Poor Alisa (Kinkao) just wants to see what’s “on the other side of the ocean,” and who can blame her, she’s been trapped on an island all her life by her perverted papa. He tells her the outside world is a “boring place filled with boring people.” Fed up, she dives into the sea, and heads to the other side.
Meanwhile in this “boring place” one of these so-called “boring people,“ Harumi (Yumi Yoshiki), is partaking in a bout of mutual masturbation at the dinner table with her stone-cold mother-in-law (Kiyomi Ito) while aloof husband Yoshio (Koichi Imaizumi) casually chows down. Mom’s pissed that she doesn’t have a grandbaby yet, and wants to make sure Harumi’s what her son needs in the bedroom.

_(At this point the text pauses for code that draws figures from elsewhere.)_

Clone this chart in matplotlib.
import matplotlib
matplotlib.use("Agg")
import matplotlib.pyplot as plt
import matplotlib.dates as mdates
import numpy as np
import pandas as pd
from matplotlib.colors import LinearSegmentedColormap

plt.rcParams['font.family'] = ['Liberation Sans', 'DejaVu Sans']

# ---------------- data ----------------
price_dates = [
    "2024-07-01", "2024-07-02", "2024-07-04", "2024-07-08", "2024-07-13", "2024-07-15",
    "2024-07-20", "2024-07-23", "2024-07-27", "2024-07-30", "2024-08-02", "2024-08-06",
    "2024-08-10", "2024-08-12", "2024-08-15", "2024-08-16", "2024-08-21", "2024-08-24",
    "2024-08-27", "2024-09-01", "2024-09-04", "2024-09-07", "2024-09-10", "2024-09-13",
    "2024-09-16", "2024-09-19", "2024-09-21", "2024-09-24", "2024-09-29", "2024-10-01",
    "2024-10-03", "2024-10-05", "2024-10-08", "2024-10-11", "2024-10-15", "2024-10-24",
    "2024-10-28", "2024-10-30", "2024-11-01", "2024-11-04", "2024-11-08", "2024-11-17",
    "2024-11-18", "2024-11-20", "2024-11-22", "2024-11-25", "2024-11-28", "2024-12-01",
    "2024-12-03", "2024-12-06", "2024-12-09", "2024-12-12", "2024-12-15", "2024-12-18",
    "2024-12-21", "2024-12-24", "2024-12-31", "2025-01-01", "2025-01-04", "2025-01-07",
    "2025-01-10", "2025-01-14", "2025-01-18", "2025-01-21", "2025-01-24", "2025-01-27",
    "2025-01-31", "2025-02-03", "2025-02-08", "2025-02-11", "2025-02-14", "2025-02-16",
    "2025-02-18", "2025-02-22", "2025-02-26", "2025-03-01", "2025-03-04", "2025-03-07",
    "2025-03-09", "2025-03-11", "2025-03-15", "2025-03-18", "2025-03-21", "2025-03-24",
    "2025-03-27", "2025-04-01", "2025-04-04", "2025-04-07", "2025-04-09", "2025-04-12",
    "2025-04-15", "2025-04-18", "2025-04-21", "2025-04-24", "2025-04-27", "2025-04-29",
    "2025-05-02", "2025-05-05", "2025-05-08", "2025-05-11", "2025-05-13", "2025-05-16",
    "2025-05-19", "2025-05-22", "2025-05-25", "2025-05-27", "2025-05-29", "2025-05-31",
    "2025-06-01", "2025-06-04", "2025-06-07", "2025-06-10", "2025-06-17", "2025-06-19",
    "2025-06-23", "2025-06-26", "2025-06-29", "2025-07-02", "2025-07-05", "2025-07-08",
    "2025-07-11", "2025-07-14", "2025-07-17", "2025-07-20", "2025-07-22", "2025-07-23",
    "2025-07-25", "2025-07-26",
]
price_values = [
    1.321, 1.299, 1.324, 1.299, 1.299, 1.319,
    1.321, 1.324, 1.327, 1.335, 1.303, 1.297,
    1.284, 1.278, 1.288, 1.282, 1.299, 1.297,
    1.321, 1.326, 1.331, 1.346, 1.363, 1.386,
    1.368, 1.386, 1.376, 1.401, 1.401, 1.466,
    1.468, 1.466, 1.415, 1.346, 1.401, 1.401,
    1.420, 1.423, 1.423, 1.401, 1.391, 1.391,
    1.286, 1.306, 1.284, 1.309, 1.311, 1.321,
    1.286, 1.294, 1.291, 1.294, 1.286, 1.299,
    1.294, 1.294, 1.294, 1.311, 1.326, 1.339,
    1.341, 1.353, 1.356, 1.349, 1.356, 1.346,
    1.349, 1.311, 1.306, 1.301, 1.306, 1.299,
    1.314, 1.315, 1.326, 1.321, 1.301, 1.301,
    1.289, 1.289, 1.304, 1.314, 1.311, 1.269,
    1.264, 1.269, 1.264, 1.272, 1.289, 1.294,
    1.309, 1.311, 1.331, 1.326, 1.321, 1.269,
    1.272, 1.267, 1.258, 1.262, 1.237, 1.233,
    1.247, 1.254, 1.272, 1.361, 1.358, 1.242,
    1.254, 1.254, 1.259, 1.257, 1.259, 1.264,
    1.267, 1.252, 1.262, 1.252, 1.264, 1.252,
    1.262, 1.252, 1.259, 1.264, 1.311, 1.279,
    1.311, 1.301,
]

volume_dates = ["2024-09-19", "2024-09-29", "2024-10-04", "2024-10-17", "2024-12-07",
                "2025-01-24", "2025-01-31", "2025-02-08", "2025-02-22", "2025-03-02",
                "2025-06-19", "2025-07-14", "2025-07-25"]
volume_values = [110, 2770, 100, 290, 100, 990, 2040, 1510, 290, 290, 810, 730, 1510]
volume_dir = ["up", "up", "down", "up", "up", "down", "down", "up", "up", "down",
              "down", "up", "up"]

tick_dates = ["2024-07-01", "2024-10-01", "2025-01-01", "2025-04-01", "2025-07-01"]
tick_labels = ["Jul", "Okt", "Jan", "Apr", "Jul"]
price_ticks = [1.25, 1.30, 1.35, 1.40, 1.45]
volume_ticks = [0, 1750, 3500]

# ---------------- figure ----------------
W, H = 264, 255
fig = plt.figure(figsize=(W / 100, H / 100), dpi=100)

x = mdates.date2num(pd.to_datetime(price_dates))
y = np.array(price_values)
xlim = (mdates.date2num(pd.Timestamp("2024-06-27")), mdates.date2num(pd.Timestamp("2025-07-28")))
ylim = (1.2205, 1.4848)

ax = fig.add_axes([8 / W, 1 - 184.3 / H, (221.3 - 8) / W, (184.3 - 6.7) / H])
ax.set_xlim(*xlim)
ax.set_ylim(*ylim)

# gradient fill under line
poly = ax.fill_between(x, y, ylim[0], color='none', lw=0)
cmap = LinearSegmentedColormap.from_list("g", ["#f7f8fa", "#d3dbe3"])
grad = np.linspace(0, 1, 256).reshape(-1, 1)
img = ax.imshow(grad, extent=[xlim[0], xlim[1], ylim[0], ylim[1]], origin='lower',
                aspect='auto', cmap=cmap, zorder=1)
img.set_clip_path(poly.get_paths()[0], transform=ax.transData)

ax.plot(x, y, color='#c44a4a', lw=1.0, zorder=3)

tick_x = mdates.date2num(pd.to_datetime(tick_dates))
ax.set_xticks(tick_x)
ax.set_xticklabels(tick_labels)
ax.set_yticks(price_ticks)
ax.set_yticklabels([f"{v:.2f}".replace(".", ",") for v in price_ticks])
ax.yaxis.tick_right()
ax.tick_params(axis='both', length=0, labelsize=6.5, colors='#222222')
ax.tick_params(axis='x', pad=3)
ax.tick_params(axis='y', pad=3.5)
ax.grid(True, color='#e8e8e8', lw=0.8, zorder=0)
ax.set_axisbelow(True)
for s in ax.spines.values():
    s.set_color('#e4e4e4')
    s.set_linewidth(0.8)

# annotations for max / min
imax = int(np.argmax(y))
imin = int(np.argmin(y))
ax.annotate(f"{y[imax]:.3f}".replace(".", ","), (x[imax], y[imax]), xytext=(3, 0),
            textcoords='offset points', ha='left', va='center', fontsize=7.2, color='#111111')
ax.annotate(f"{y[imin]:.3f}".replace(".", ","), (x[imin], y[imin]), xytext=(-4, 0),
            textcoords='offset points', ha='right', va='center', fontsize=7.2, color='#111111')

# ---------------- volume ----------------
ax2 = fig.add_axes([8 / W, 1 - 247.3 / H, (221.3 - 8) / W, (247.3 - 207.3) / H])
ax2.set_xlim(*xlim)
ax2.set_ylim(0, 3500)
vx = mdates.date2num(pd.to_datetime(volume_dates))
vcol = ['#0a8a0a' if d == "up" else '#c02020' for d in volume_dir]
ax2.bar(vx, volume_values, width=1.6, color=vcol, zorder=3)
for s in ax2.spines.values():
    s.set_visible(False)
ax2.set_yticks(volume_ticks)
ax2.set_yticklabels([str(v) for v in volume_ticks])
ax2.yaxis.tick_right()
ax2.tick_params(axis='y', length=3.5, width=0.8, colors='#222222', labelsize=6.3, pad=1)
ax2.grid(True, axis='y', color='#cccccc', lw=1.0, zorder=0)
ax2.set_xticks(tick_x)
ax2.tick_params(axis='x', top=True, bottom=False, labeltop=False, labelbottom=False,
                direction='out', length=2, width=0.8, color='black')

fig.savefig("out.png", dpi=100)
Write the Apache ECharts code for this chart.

Later that night, Alisa washes ashore, and is greeted by a gaggle of grimy fishermen, looking for love… or gang rape; when you stink of rotting fish, you can’t be too choosey. After one stumbles out into the street and brags to a local yakuza that he just “fucked a mermaid,“ Alisa gets put to work as a chainsaw-wielding dominatrix at Harumi’s mother-in-law’s fetish club; where a prominent politician dons his finest bib and bonnet ensemble.
Then “boring” Harumi drops her drab-duds, puts on a little black number, and hits the red-light circuit for a little “play”, while Alisa ends up with a sack of cash and a new perspective of the world. Humping and hijinks ensue as these characters join in the night, looking for rafureshia, the “flower of illusion.”
Who would'a thunk it: a light-hearted comedy from Hisayasu Sato. Well, as light-hearted as something from the director of Lolita Vibrator Torture is going to get.
Hitting the pinku scene in the 80s with the impact of a brick to the dick, Sato established himself, along with directors Takahisa Zeze, Kazuhiro Sano, and Toshiki Sato, as one of the “Four Kings of Pink”. They were a group whose pinky pontifications looked less like the biker babe bonanzas of Toei, and more like the transgressive cinema of Nick Zedd and Richard Kern.
The Kings weren’t so interested in getting you hot n‘ heavy, as using the naughty action to reveal the often dark inner workings of their characters. Breakdowns, isolation, and extreme sadism filled their features, and Sato was arguably the most caustic of the bunch. In roughly ten years he created some sixty films, nearly all the stuff of sexual-nightmares, where rapists dwell in concrete blocks, and every character is a naïve or twisted social outcast.
Which makes this slap-stick sex-fest the odd bird in his filmography; with gags involving cross-dressers, katanas, and cutlery to the crotch replacing the vicious violence and emotional breakdowns. Still, there’s gang-rape, underground fetish clubs, and mental and sexual abuse, but it’s the kind that tickles your funny bone.
So leave the raincoat at home, and put away the K.Y. because this isn’t some pallid porno, this is pink, and the King is going to make sure you never make that mistake.